* Start DATA FOR THIS EXERCISE *

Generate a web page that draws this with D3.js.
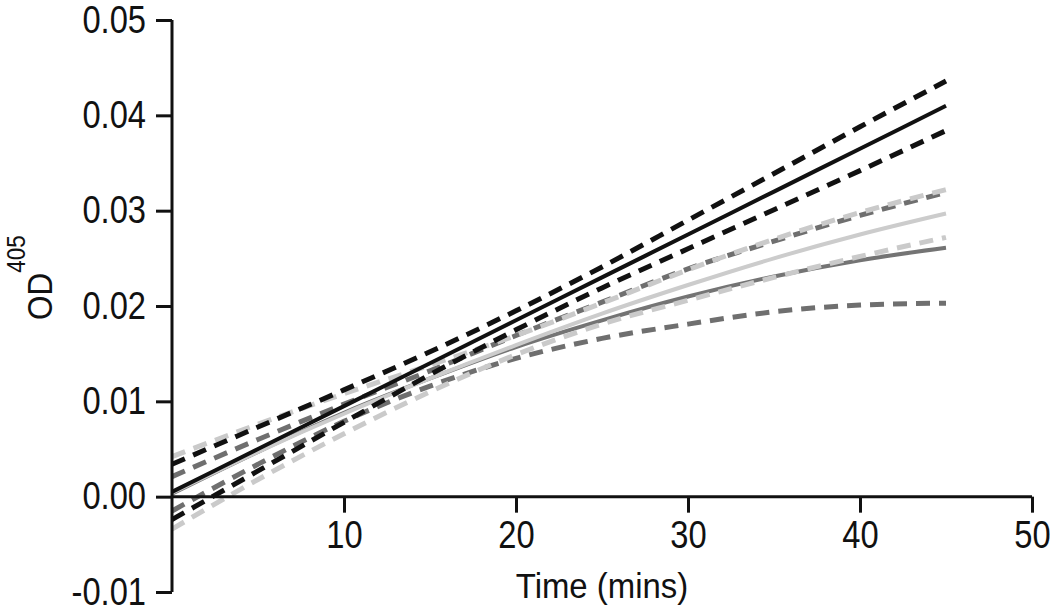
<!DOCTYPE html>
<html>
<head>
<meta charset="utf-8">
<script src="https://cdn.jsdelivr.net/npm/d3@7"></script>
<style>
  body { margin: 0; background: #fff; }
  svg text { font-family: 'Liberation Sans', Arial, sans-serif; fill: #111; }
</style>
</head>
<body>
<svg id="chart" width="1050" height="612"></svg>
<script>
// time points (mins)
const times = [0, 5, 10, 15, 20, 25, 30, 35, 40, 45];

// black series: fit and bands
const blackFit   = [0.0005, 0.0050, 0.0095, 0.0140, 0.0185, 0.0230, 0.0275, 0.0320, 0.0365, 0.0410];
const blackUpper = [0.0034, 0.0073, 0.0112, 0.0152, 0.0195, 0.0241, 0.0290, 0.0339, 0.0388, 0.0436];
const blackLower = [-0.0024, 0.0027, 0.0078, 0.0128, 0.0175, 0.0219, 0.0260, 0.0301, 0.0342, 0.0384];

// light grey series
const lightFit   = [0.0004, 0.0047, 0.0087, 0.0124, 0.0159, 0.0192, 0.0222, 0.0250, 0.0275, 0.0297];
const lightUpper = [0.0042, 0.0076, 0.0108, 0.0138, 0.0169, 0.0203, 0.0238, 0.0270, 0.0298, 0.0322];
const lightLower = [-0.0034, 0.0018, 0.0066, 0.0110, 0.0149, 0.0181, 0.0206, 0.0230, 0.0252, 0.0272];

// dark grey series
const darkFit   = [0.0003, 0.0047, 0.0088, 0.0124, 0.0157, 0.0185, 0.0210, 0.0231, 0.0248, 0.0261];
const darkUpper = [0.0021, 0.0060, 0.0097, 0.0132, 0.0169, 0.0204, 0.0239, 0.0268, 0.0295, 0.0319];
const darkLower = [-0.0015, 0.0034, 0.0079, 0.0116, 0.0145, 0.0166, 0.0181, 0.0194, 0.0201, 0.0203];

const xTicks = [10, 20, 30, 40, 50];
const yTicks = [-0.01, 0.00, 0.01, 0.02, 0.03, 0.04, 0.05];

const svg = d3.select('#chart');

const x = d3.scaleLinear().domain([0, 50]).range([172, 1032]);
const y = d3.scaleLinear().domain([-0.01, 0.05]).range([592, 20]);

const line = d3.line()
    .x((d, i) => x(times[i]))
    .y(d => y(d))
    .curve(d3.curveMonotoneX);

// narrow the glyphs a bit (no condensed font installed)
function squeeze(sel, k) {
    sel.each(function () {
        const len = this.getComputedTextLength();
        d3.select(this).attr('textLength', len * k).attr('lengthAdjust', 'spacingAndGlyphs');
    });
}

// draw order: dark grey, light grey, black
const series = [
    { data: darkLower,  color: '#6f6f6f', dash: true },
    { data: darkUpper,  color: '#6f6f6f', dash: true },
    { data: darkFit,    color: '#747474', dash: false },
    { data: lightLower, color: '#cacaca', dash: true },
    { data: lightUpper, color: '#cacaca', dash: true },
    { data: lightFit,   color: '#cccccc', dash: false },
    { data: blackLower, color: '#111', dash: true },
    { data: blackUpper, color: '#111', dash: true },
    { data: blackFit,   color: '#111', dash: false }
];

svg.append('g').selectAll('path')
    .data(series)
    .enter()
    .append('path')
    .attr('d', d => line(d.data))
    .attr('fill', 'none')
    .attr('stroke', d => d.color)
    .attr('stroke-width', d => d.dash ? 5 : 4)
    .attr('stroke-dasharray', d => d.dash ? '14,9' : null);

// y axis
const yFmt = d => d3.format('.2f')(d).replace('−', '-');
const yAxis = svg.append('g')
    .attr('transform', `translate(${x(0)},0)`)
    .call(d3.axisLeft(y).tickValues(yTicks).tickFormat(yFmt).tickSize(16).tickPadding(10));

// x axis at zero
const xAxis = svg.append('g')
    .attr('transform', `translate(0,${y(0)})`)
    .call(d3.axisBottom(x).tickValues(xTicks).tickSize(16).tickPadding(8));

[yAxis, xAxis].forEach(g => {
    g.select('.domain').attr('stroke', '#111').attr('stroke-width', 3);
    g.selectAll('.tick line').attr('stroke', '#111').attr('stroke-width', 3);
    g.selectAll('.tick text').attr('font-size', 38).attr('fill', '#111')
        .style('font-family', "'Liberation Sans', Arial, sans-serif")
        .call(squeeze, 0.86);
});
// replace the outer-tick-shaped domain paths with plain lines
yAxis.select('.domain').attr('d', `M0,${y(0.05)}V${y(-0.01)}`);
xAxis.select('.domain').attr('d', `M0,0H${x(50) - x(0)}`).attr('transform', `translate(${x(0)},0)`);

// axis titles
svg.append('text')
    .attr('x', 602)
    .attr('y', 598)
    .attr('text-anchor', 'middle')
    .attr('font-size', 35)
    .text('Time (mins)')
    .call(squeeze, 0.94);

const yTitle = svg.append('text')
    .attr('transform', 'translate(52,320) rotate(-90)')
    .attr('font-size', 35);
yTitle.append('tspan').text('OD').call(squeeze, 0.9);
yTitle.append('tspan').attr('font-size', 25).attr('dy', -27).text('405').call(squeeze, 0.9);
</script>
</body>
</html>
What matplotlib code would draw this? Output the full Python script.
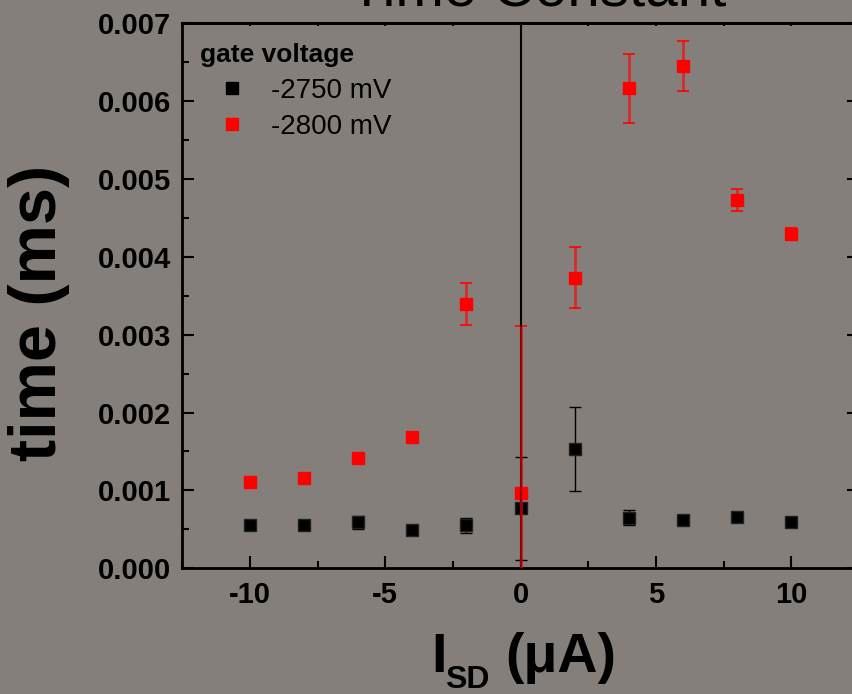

* End DATA FOR THIS EXERCISE *

REQUIREMENT:
Quote every line word for word and keep the images out of the copy.

REPLY TO THE TASK:
Generate a web page that draws this with D3.js.
<!DOCTYPE html>
<html>
<head>
<meta charset="utf-8">
<script src="https://cdn.jsdelivr.net/npm/d3@7"></script>
<style>
  body { margin: 0; background: #fff; }
  svg text { font-family: 'Liberation Sans', Arial, sans-serif; fill: #111; }
</style>
</head>
<body>
<svg id="chart" width="1050" height="612"></svg>
<script>
// time points (mins)
const times = [0, 5, 10, 15, 20, 25, 30, 35, 40, 45];

// black series: fit and bands
const blackFit   = [0.0005, 0.0050, 0.0095, 0.0140, 0.0185, 0.0230, 0.0275, 0.0320, 0.0365, 0.0410];
const blackUpper = [0.0034, 0.0073, 0.0112, 0.0152, 0.0195, 0.0241, 0.0290, 0.0339, 0.0388, 0.0436];
const blackLower = [-0.0024, 0.0027, 0.0078, 0.0128, 0.0175, 0.0219, 0.0260, 0.0301, 0.0342, 0.0384];

// light grey series
const lightFit   = [0.0004, 0.0047, 0.0087, 0.0124, 0.0159, 0.0192, 0.0222, 0.0250, 0.0275, 0.0297];
const lightUpper = [0.0042, 0.0076, 0.0108, 0.0138, 0.0169, 0.0203, 0.0238, 0.0270, 0.0298, 0.0322];
const lightLower = [-0.0034, 0.0018, 0.0066, 0.0110, 0.0149, 0.0181, 0.0206, 0.0230, 0.0252, 0.0272];

// dark grey series
const darkFit   = [0.0003, 0.0047, 0.0088, 0.0124, 0.0157, 0.0185, 0.0210, 0.0231, 0.0248, 0.0261];
const darkUpper = [0.0021, 0.0060, 0.0097, 0.0132, 0.0169, 0.0204, 0.0239, 0.0268, 0.0295, 0.0319];
const darkLower = [-0.0015, 0.0034, 0.0079, 0.0116, 0.0145, 0.0166, 0.0181, 0.0194, 0.0201, 0.0203];

const xTicks = [10, 20, 30, 40, 50];
const yTicks = [-0.01, 0.00, 0.01, 0.02, 0.03, 0.04, 0.05];

const svg = d3.select('#chart');

const x = d3.scaleLinear().domain([0, 50]).range([172, 1032]);
const y = d3.scaleLinear().domain([-0.01, 0.05]).range([592, 20]);

const line = d3.line()
    .x((d, i) => x(times[i]))
    .y(d => y(d))
    .curve(d3.curveMonotoneX);

// narrow the glyphs a bit (no condensed font installed)
function squeeze(sel, k) {
    sel.each(function () {
        const len = this.getComputedTextLength();
        d3.select(this).attr('textLength', len * k).attr('lengthAdjust', 'spacingAndGlyphs');
    });
}

// draw order: dark grey, light grey, black
const series = [
    { data: darkLower,  color: '#6f6f6f', dash: true },
    { data: darkUpper,  color: '#6f6f6f', dash: true },
    { data: darkFit,    color: '#747474', dash: false },
    { data: lightLower, color: '#cacaca', dash: true },
    { data: lightUpper, color: '#cacaca', dash: true },
    { data: lightFit,   color: '#cccccc', dash: false },
    { data: blackLower, color: '#111', dash: true },
    { data: blackUpper, color: '#111', dash: true },
    { data: blackFit,   color: '#111', dash: false }
];

svg.append('g').selectAll('path')
    .data(series)
    .enter()
    .append('path')
    .attr('d', d => line(d.data))
    .attr('fill', 'none')
    .attr('stroke', d => d.color)
    .attr('stroke-width', d => d.dash ? 5 : 4)
    .attr('stroke-dasharray', d => d.dash ? '14,9' : null);

// y axis
const yFmt = d => d3.format('.2f')(d).replace('−', '-');
const yAxis = svg.append('g')
    .attr('transform', `translate(${x(0)},0)`)
    .call(d3.axisLeft(y).tickValues(yTicks).tickFormat(yFmt).tickSize(16).tickPadding(10));

// x axis at zero
const xAxis = svg.append('g')
    .attr('transform', `translate(0,${y(0)})`)
    .call(d3.axisBottom(x).tickValues(xTicks).tickSize(16).tickPadding(8));

[yAxis, xAxis].forEach(g => {
    g.select('.domain').attr('stroke', '#111').attr('stroke-width', 3);
    g.selectAll('.tick line').attr('stroke', '#111').attr('stroke-width', 3);
    g.selectAll('.tick text').attr('font-size', 38).attr('fill', '#111')
        .style('font-family', "'Liberation Sans', Arial, sans-serif")
        .call(squeeze, 0.86);
});
// replace the outer-tick-shaped domain paths with plain lines
yAxis.select('.domain').attr('d', `M0,${y(0.05)}V${y(-0.01)}`);
xAxis.select('.domain').attr('d', `M0,0H${x(50) - x(0)}`).attr('transform', `translate(${x(0)},0)`);

// axis titles
svg.append('text')
    .attr('x', 602)
    .attr('y', 598)
    .attr('text-anchor', 'middle')
    .attr('font-size', 35)
    .text('Time (mins)')
    .call(squeeze, 0.94);

const yTitle = svg.append('text')
    .attr('transform', 'translate(52,320) rotate(-90)')
    .attr('font-size', 35);
yTitle.append('tspan').text('OD').call(squeeze, 0.9);
yTitle.append('tspan').attr('font-size', 25).attr('dy', -27).text('405').call(squeeze, 0.9);
</script>
</body>
</html>
What matplotlib code would draw this? Output the full Python script.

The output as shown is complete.